Je suis fasciné par les visages, par ce qu’ils disent sur l’être. Pas tant le visage qu’on fabrique pour les autres, ce maquillage de soi, mais le visage qui révèle, à contrecœur, à contre gré presque, ce qu’on est. Visages de ceux qui se rendent au travail le matin. Visages de ceux qui prient. Visages des enfants. Visage endeuillé. Visage blessé par la joie. Le visage est un lieu changeant, polymorphe, qui est toujours le même tout en étant autre, il ne cesse de se déployer, de se construire et de se déconstruire. Il n’est de paysage plus contraint, plus limité et de plus vaste.

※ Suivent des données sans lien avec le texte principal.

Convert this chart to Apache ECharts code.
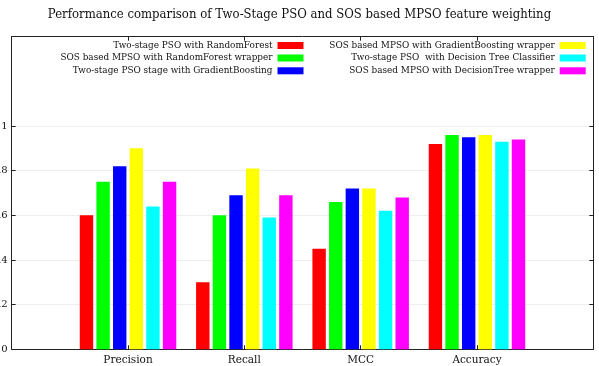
<!DOCTYPE html>
<html>
<head>
<meta charset="utf-8">
<script src="https://cdn.jsdelivr.net/npm/echarts@6/dist/echarts.min.js"></script>
<style>
html,body{margin:0;padding:0;background:#fff;}
#chart{width:599px;height:366px;}
</style>
</head>
<body>
<div id="chart"></div>
<script>
var titleText = 'Performance comparison of Two-Stage PSO and SOS based MPSO feature weighting';
var categories = ['Precision', 'Recall', 'MCC', 'Accuracy'];
var seriesNames = [
  'Two-stage PSO with RandomForest',
  'SOS based MPSO with RandomForest wrapper',
  'Two-stage PSO stage with GradientBoosting',
  'SOS based MPSO with GradientBoosting wrapper',
  'Two-stage PSO  with Decision Tree Classifier',
  'SOS based MPSO with DecisionTree wrapper'
];
var seriesColors = ['#ff0000', '#00ff00', '#0000ff', '#ffff00', '#00ffff', '#ff00ff'];
var twoStageRF = [0.60, 0.30, 0.45, 0.92];
var sosRF = [0.75, 0.60, 0.66, 0.96];
var twoStageGB = [0.82, 0.69, 0.72, 0.95];
var sosGB = [0.90, 0.81, 0.72, 0.96];
var twoStageDT = [0.64, 0.59, 0.62, 0.93];
var sosDT = [0.75, 0.69, 0.68, 0.94];
var yTicks = [0, 0.2, 0.4, 0.6, 0.8, 1];
var xTicks = [1, 2, 3, 4];

var allValues = [twoStageRF, sosRF, twoStageGB, sosGB, twoStageDT, sosDT];
var FONT = 'DejaVu Serif';

var series = allValues.map(function (vals, si) {
  return {
    name: seriesNames[si],
    type: 'bar',
    xAxisIndex: 0,
    yAxisIndex: 0,
    barWidth: 13.4,
    barGap: '24%',
    itemStyle: { color: seriesColors[si] },
    data: vals.map(function (v, i) { return [i + 1, v]; })
  };
});

// legend placement: [right, top]
var legendPos = [
  [295.5, 39.5], [295.5, 52], [295.5, 64.8],
  [13.3, 39.5], [13.3, 52], [13.3, 64.8]
];
var legends = seriesNames.map(function (n, i) {
  return {
    data: [n],
    right: legendPos[i][0],
    top: legendPos[i][1],
    padding: 0,
    align: 'right',
    orient: 'vertical',
    itemWidth: 26,
    itemHeight: 7,
    icon: 'rect',
    selectedMode: false,
    textStyle: { fontFamily: FONT, fontSize: 8.9, color: '#111', lineHeight: 12 }
  };
});

var axisLineStyle = { color: '#222', width: 1 };

var option = {
  animation: false,
  backgroundColor: '#fff',
  title: {
    text: titleText,
    left: 'center',
    top: 8.5,
    padding: 0,
    textStyle: { fontFamily: "'DejaVu Serif Condensed', 'DejaVu Serif'", fontSize: 13, fontWeight: 'normal', color: '#111' }
  },
  legend: legends,
  grid: {
    left: 11.7, right: 5.7, top: 36.7, bottom: 16.7,
    containLabel: false,
    outerBoundsMode: 'none'
  },
  xAxis: [{
    type: 'value', min: 0, max: 5, position: 'bottom',
    axisLine: { show: true, onZero: false, lineStyle: axisLineStyle },
    axisTick: { show: true, inside: true, length: 4, customValues: xTicks, lineStyle: axisLineStyle },
    axisLabel: {
      customValues: xTicks,
      formatter: function (v) { return categories[Math.round(v) - 1] || ''; },
      fontFamily: FONT, fontSize: 10.5, color: '#111', margin: 5
    },
    splitLine: { show: false }
  }, {
    type: 'value', min: 0, max: 5, position: 'top',
    axisLine: { show: true, onZero: false, lineStyle: axisLineStyle },
    axisTick: { show: true, inside: true, length: 4, customValues: xTicks, lineStyle: axisLineStyle },
    axisLabel: { show: false },
    splitLine: { show: false }
  }],
  yAxis: [{
    type: 'value', min: 0, max: 1.4, position: 'left',
    axisLine: { show: true, onZero: false, lineStyle: axisLineStyle },
    axisTick: { show: true, inside: true, length: 4, customValues: yTicks, lineStyle: axisLineStyle },
    axisLabel: {
      customValues: yTicks,
      formatter: function (v) { return String(+v.toFixed(1)); },
      fontFamily: FONT, fontSize: 10, color: '#111', margin: 4
    },
    splitLine: { show: true, lineStyle: { color: '#dcdcdc', type: 'dotted', width: 1 } }
  }, {
    type: 'value', min: 0, max: 1.4, position: 'right',
    axisLine: { show: true, onZero: false, lineStyle: axisLineStyle },
    axisTick: { show: true, inside: true, length: 4, customValues: yTicks, lineStyle: axisLineStyle },
    axisLabel: { show: false },
    splitLine: { show: false }
  }],
  series: series
};

var chart = echarts.init(document.getElementById('chart'), null, { renderer: 'canvas' });
chart.setOption(option);
</script>
</body>
</html>
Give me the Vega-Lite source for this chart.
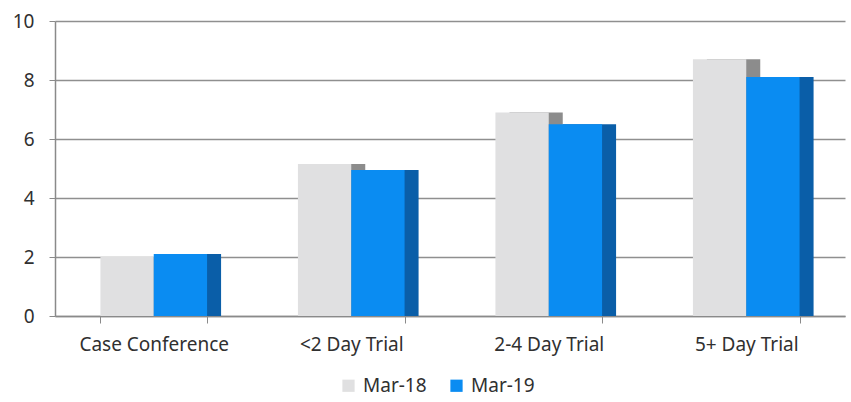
{
  "$schema": "https://vega.github.io/schema/vega-lite/v6.json",
  "autosize": "none",
  "width": 790,
  "height": 295,
  "padding": {"left": 55, "top": 21, "right": 6, "bottom": 86},
  "background": "white",
  "config": {
    "font": "Noto Sans",
    "view": {"stroke": null},
    "axis": {"labelFont": "Noto Sans", "labelColor": "#303030"}
  },
  "data": {
    "values": [
      {"category": "Case Conference", "series": "Mar-18", "value": 2.0},
      {"category": "Case Conference", "series": "Mar-19", "value": 2.1},
      {"category": "<2 Day Trial", "series": "Mar-18", "value": 5.15},
      {"category": "<2 Day Trial", "series": "Mar-19", "value": 4.95},
      {"category": "2-4 Day Trial", "series": "Mar-18", "value": 6.9},
      {"category": "2-4 Day Trial", "series": "Mar-19", "value": 6.5},
      {"category": "5+ Day Trial", "series": "Mar-18", "value": 8.7},
      {"category": "5+ Day Trial", "series": "Mar-19", "value": 8.1}
    ]
  },
  "encoding": {
    "x": {
      "field": "category",
      "type": "nominal",
      "sort": ["Case Conference", "<2 Day Trial", "2-4 Day Trial", "5+ Day Trial"],
      "scale": {"paddingInner": 0.46, "paddingOuter": 0.23},
      "axis": {
        "title": null,
        "labelAngle": 0,
        "labelFontSize": 19,
        "labelPadding": 12,
        "tickBand": "extent",
        "tickSize": 7,
        "tickColor": "#8a8a8a",
        "domainColor": "#8a8a8a",
        "domainWidth": 1.5,
        "grid": false
      }
    },
    "y": {
      "field": "value",
      "type": "quantitative",
      "scale": {"domain": [0, 10]},
      "axis": {
        "title": null,
        "values": [0, 2, 4, 6, 8, 10],
        "labelFontSize": 19,
        "labelPadding": 15,
        "tickSize": 6,
        "tickColor": "#8a8a8a",
        "domainColor": "#8a8a8a",
        "domainWidth": 1.5,
        "gridColor": "#8f8f8f",
        "gridWidth": 1.5
      }
    }
  },
  "layer": [
    {
      "layer": [
        {
          "transform": [{"filter": "datum.series == 'Mar-18'"}],
          "mark": {"type": "bar"},
          "encoding": {
            "xOffset": {"field": "series", "type": "nominal", "sort": ["Mar-18", "Mar-19"], "scale": {"domain": ["Mar-18", "Mar-19"], "range": [14, 120.65]}},
            "color": {"value": "#8c8c8c"}
          }
        }
      ]
    },
    {
      "layer": [
        {
          "transform": [{"filter": "datum.series == 'Mar-18'"}],
          "mark": {"type": "bar"},
          "encoding": {
            "xOffset": {"field": "series", "type": "nominal", "sort": ["Mar-18", "Mar-19"], "scale": {"domain": ["Mar-18", "Mar-19"]}},
            "color": {
              "field": "series",
              "type": "nominal",
              "scale": {"domain": ["Mar-18", "Mar-19"], "range": ["#e0e0e1", "#0a8cf2"]},
              "legend": {
                "title": null,
                "orient": "none",
                "direction": "horizontal",
                "legendX": 284,
                "legendY": 355,
                "symbolType": "square",
                "symbolSize": 150,
                "symbolStrokeWidth": 0,
                "labelFontSize": 19,
                "labelColor": "#303030",
                "columnPadding": 20,
                "labelOffset": 5
              }
            }
          }
        }
      ]
    },
    {
      "layer": [
        {
          "transform": [{"filter": "datum.series == 'Mar-19'"}],
          "mark": {"type": "bar"},
          "encoding": {
            "xOffset": {"field": "series", "type": "nominal", "sort": ["Mar-18", "Mar-19"], "scale": {"domain": ["Mar-18", "Mar-19"], "range": [14, 120.65]}},
            "color": {"value": "#0a5ea8"}
          }
        }
      ]
    },
    {
      "layer": [
        {
          "transform": [{"filter": "datum.series == 'Mar-19'"}],
          "mark": {"type": "bar"},
          "encoding": {
            "xOffset": {"field": "series", "type": "nominal", "sort": ["Mar-18", "Mar-19"], "scale": {"domain": ["Mar-18", "Mar-19"]}},
            "color": {
              "field": "series",
              "type": "nominal",
              "scale": {"domain": ["Mar-18", "Mar-19"], "range": ["#e0e0e1", "#0a8cf2"]}
            }
          }
        }
      ]
    }
  ],
  "resolve": {"scale": {"xOffset": "independent"}}
}
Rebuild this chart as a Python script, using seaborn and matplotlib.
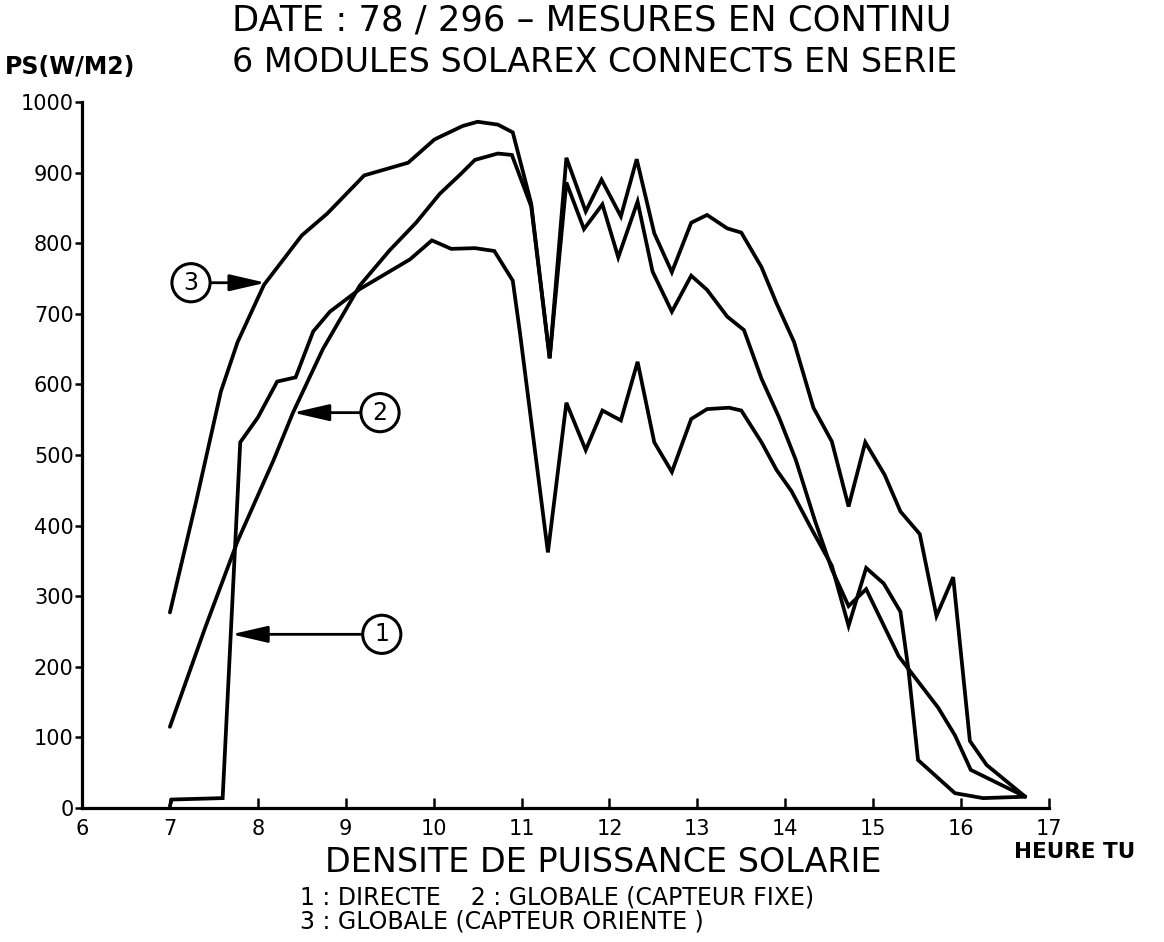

Que sait-on finalement d’un être ? Que peut-on savoir ? Que sait-on de soi-même ? On demeure désemparé face à l’inconnu en soi et face à l’inconnu en l’autre. L’élan vers l’autre est de la démesure de notre propre subjectivité. On ne voit que ce qu’on peut voir ou croit voir. L’autre est, dans un certain sens, irréductible à nos exégèses. Mais on ne peut pour autant interrompre ce cheminement vers lui, c’est une œuvre de foi, l’espace tangible du lien à l’autre. Le seul possible finalement, l’espace qui nous ramène à ce qu’on est.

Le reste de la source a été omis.